One of the most exciting moments for a company is the rollout of a new product and this is no different at Goodlord. However, a significant swing and miss can break a company’s momentum - or even break its bank account. After months or years of development, many companies discover that customers are not willing to buy their new wares. However, there are steps you can take to obtain a more positive result.
At Goodlord, each time we launch a new revenue line, we focus on lean development principles and company goals to help direct us, and we ensure we have the answer to three key questions:
Throughout development, we focus on working leanly and, to achieve this, we move through the Build-Measure-Learn loop as fast as possible.
We accomplish this by building a minimum viable product (MVP) — a version of a new product which allows the team to learn the most about customers' requirements with the least effort. For example, a landing page where the user requests the product and, behind the scenes, we can do everything by hand. With the MVP, we work to minimise the total time we move through the loop so we can understand what our customers want and whether they'd buy the product quickly.
Secondly, to maximise sales, we set three clear sales milestones: zero to one; one to one hundred; and one hundred plus. Moving through the build-measure-learn loop helps guide us as we work towards each milestone.
What does it take for us to sell one of a product? This is proof of a viable product, i.e. someone is willing to pay us for it.
Sometimes interdependent activities that are required to execute a sale can be underestimated. Focusing on selling just one ensures we go through the process end to end and understand all the moving parts, to understand all the steps required.

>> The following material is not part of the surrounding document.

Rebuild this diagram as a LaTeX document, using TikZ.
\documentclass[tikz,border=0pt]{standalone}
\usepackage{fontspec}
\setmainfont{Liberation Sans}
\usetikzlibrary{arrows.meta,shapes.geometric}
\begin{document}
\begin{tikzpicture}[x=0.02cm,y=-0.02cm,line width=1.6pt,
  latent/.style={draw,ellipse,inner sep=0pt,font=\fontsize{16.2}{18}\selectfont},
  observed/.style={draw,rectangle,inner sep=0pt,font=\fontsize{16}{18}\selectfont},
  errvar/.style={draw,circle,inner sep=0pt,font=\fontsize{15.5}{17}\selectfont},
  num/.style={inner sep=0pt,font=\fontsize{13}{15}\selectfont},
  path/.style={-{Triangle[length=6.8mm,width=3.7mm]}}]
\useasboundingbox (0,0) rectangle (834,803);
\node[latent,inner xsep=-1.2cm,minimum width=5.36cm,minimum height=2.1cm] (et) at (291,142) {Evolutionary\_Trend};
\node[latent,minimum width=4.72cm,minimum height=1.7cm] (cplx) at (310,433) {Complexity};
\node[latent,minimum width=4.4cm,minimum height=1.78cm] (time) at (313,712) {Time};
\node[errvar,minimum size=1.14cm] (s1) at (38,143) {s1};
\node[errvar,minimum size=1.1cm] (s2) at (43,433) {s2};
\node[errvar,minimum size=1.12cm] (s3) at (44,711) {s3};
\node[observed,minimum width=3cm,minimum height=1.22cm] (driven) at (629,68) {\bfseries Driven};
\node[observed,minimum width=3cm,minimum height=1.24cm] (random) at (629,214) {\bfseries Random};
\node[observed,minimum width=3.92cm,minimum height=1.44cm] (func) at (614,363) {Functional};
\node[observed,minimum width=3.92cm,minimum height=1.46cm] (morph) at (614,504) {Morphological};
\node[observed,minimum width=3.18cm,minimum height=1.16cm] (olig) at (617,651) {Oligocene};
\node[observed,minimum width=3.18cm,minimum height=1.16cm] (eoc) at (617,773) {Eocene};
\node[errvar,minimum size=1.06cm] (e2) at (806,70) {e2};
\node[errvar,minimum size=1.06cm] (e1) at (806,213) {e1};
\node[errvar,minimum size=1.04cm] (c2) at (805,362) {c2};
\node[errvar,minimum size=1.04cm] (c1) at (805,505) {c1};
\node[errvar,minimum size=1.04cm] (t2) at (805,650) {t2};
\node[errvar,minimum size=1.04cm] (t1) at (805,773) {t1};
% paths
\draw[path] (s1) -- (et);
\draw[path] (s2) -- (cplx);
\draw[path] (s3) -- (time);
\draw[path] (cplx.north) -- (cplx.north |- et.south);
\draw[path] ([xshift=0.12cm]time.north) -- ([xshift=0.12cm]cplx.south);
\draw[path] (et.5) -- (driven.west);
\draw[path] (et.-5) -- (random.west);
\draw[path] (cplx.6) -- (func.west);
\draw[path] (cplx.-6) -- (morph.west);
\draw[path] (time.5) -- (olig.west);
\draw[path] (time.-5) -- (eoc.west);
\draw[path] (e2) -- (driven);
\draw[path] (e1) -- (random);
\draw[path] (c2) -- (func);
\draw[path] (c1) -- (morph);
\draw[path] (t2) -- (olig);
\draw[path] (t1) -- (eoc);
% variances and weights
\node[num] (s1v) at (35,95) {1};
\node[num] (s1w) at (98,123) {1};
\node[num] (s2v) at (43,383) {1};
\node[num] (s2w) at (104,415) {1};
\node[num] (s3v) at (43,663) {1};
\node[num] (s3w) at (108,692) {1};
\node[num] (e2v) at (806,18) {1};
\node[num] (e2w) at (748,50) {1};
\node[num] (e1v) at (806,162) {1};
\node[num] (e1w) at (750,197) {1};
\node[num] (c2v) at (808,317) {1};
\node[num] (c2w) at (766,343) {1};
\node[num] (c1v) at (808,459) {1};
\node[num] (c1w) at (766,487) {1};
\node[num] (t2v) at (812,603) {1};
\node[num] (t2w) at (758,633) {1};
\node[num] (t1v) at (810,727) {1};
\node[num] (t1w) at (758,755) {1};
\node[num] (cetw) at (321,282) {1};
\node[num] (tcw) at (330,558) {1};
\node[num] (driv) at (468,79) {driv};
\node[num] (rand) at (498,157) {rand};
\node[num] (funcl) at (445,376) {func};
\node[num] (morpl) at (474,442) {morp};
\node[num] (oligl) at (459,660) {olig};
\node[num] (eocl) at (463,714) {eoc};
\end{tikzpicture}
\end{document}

We also go out to find our early adopters. These are a special breed of customers, who accept and in fact prefer, an 80% solution - you don’t need a perfect solution to capture their interests. As you are trying to validate your idea, seek out these customers, as you can trust them to help improve the product at this early stage.
There’s always someone out there willing to buy one, even if it’s just out of curiosity. Once we understand what it takes to sell one of a particular product, the next challenge is to prove that there’s actually a market and the potential to sell one hundred.
We still move through the Build-Measure-Learn loop. Each iteration of the MVP allows us to serve a few more customers. It also saves time in fulfilling the product and helps encourage our early adopters to become repeat purchasers. What do they need to become repeat purchasers, what are the blockers to this and what will we need to add to it?
More customers and repeat purchasers allows us to reach the one hundred milestone in a short timescale after selling to our first customer. This means we have a sustainable product that works.
How do we reach every customer with this product? This is the question we ask ourselves to get to our One Hundred Plus milestone and make it a scalable product.
Our approach doesn't change. We don't spend months developing a scalable product and wait to release. We stick to lean principles and keep working to improve, even once on the market.
Building a new product is difficult and potentially expensive, as you're working with extreme uncertainty.
However, continuously moving through the learning loop can help reduce that uncertainty. It can also help the product development team understand the product from the perspective of the customer, and focus on building something that works now, rather than inventing something that might work in the future.
The viable to sustainable to scalable approach seems logical, yet how often have you had a new product discussion where the emphasis is on building for scale? That’s where the excitement is so that’s where people often start - even though it then makes them less likely to succeed.